Organizational units

Organizational units are collections of projects. Customers often use these to group projects based on things like:

  • Departments in their company like finance, marketing, and engineering.
  • Environments such as development, testing, and production.

You can create as many units as you need in your organization, but you cannot nest units within other units. You can grant access to units and their resources by assigning roles and permissions at the organizational unit level. You cannot configure things like verified domains or billing at the unit level.

Projects

Projects are collections of services. You can create projects in an organization or in organizational units.

Projects help you group your services based on your organization's structure or processes. You can grant access to projects and their resources using project-level roles and permissions. They also let you apply uniform network security settings across all services within the project. The following are some examples of how customers organize their services:

  • Single project: One project containing services that are distinguished by their names. For example, services have names based on the type of environment: demo_pg_project.postgres-prod and demo_pg_project.postgres-staging.
  • Environment-based projects: Each project represents a deployment environment, for example: dev, qa, and production. This can make it easier to apply uniform user permissions, such as developer access to production infrastructure.
  • Project-based projects: Each project contains all the services for an internal project, with naming that highlights the relevant environment. For example: customer-success-prod and business-analytics-test.

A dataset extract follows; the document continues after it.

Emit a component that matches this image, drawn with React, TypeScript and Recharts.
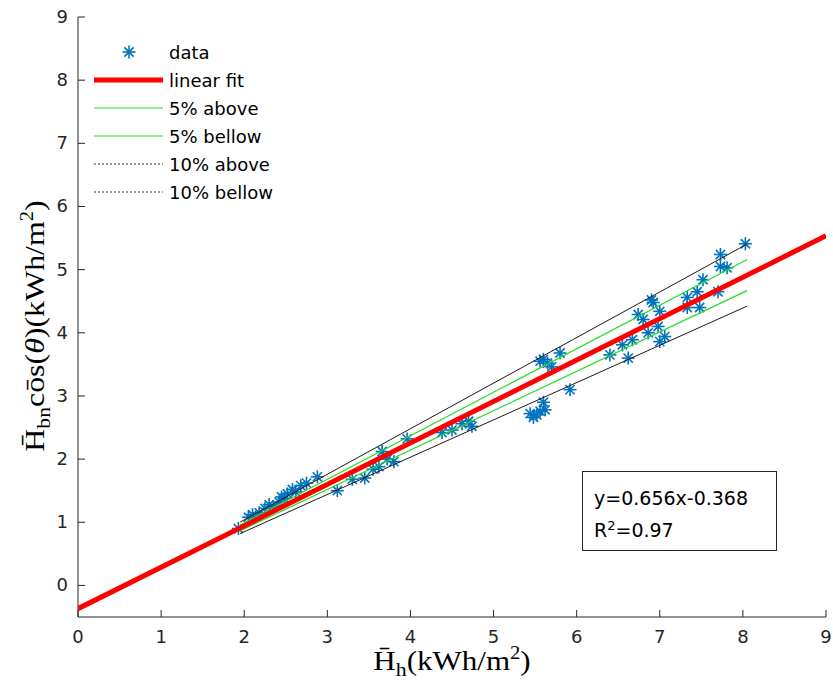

Best practices for organizations

Small organizations

For smaller organizations that have a limited number of projects and services, it's recommended to consolidate all your projects within one organization. This makes it easier for your teams to navigate between projects and services.

Good naming conventions also help with finding projects and services. For example, you can include the environment type like dev or prod at the beginning of project names.

Use project-level permissions to grant access to only those users who need access to those services.

Medium-sized organizations

For more complex cases, take advantage of the organizational units to group related projects.

You can, for example, group projects into units that correspond to your internal departments. Alternatively, you can group them by categories like testing, staging, and production environments.

Create user groups and assign permissions to the groups at the unit or project level.

Large organizations

Keep all projects in organizational units instead of the organization. Use clear naming conventions for the units and projects.

Add all users to groups that represent similar roles and, therefore, similar access needs. Assign permissions and roles at the project level where possible and the unit level where necessary. Restrict the number of organization admin and users with organization-level roles and permissions. Use the granular billing permissions to give your finance team access to invoices without the ability to make changes to projects or services. Add your domain to your organization and configure other security settings like single sign-on and the authentication policy for your organization.

For complex infrastructure, consider using the Aiven Provider for Terraform to manage your organization and its resources.